Genealogy Studies Program

A Reflection on Race: The Human Story Retold Through Our Genes

Does “race” exist?

According to geneticist Adam Rutherford, author of A Brief History of Everyone Who Ever Lived: The Human Story Retold Through Our Genes, geneticists are only beginning to discover how closely interrelated we all are.

In an interview last month with Kara Miller of Innovation Hub, Rutherford discussed a recent study that found the origin of variation in pigmentation predated Homo sapiens by several hundred thousand years, meaning our earliest human ancestors—with the full spectrum of skin tones—may have all been living in Africa at one point in history. This spells bad news for those who argue for racial purity and illustrates how genetics goes beyond cultural and political identities.

Of course, Rutherford understands that the study of genetics doesn’t reflect our experiences of identifying others in relation to ourselves. He gives the example of a man from Ethiopia and a man from Uganda and points out that, although we would be quick to see them as being African, and genetically quite similar, they may be more different to one another than one of them might be to a European, or a person from India, stating that, “[…] evolution is quite deceptive in showing us physical characteristics which we use as identifiers […] when in fact they are totally misrepresentative of the total difference that we see in our genomes.”

Another recent genetic discovery shows that with the sequencing of the Neanderthal genome, scientists have learned that Homo sapiens from East and North Africa experienced “gene flow events” (an elegant euphemism) with European Neanderthals… and so we now know that all Europeans have Neanderthal DNA.

Rutherford, who has been practicing science for more than 25 years, claims that he has never come across a field which has been in “such perpetual revolution in the last five years as the human story.”

And these human stories of our evolution are precisely why Rutherford finds the idea of “race” to be irrelevant and nonexistent, and our human “family tree” resembling more of a “family web”—very different from the way we typically comprehend our ancestry.

Rutherford explains: “If you keep doubling the number of ancestors you’ve got up your family tree, then that number gets bigger and bigger and bigger, and if it remains completely true, you go back a thousand years and you’ve got more than a trillion ancestors.

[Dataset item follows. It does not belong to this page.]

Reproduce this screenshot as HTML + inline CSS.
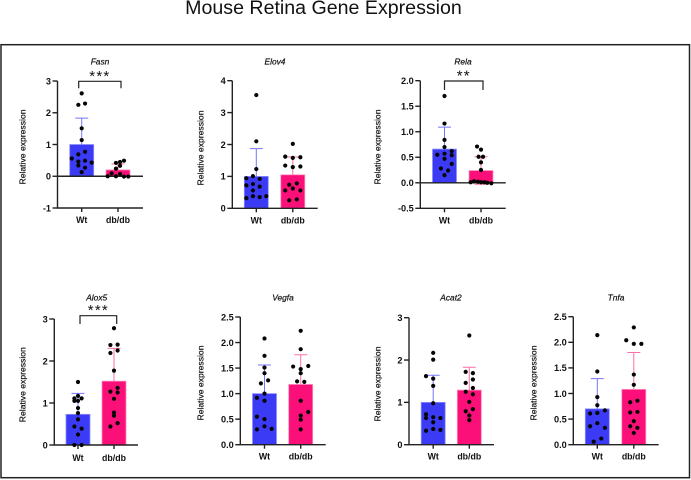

Now, there haven’t been a trillion people, so you’ve got to cram the number of people in your family tree at a point in time into the number of people who were alive at that time, and what that means that our family trees collapse and they become massive webs more than those branching trees that we think of […] and positions on your family tree begin to be occupied by the same people.”

The complete human story is still not fully understood by geneticists, whom Rutherford claims are only just beginning to go beyond the broader picture and dig into the details of who we are, and, as Rutherford emphatically declares, “my Lord, genetics is all about the details.”

 

Filippino, Marc. “The Human Story Behind Our Genes.” WGBH News, 14 Dec. 2017, news.wgbh.org/2017/12/14/innovation/human-story-behind-our-genes.

Note: The information presented in this article is not covered in the online Genealogical Essentials course or the online Certificate Program in Genealogical Research.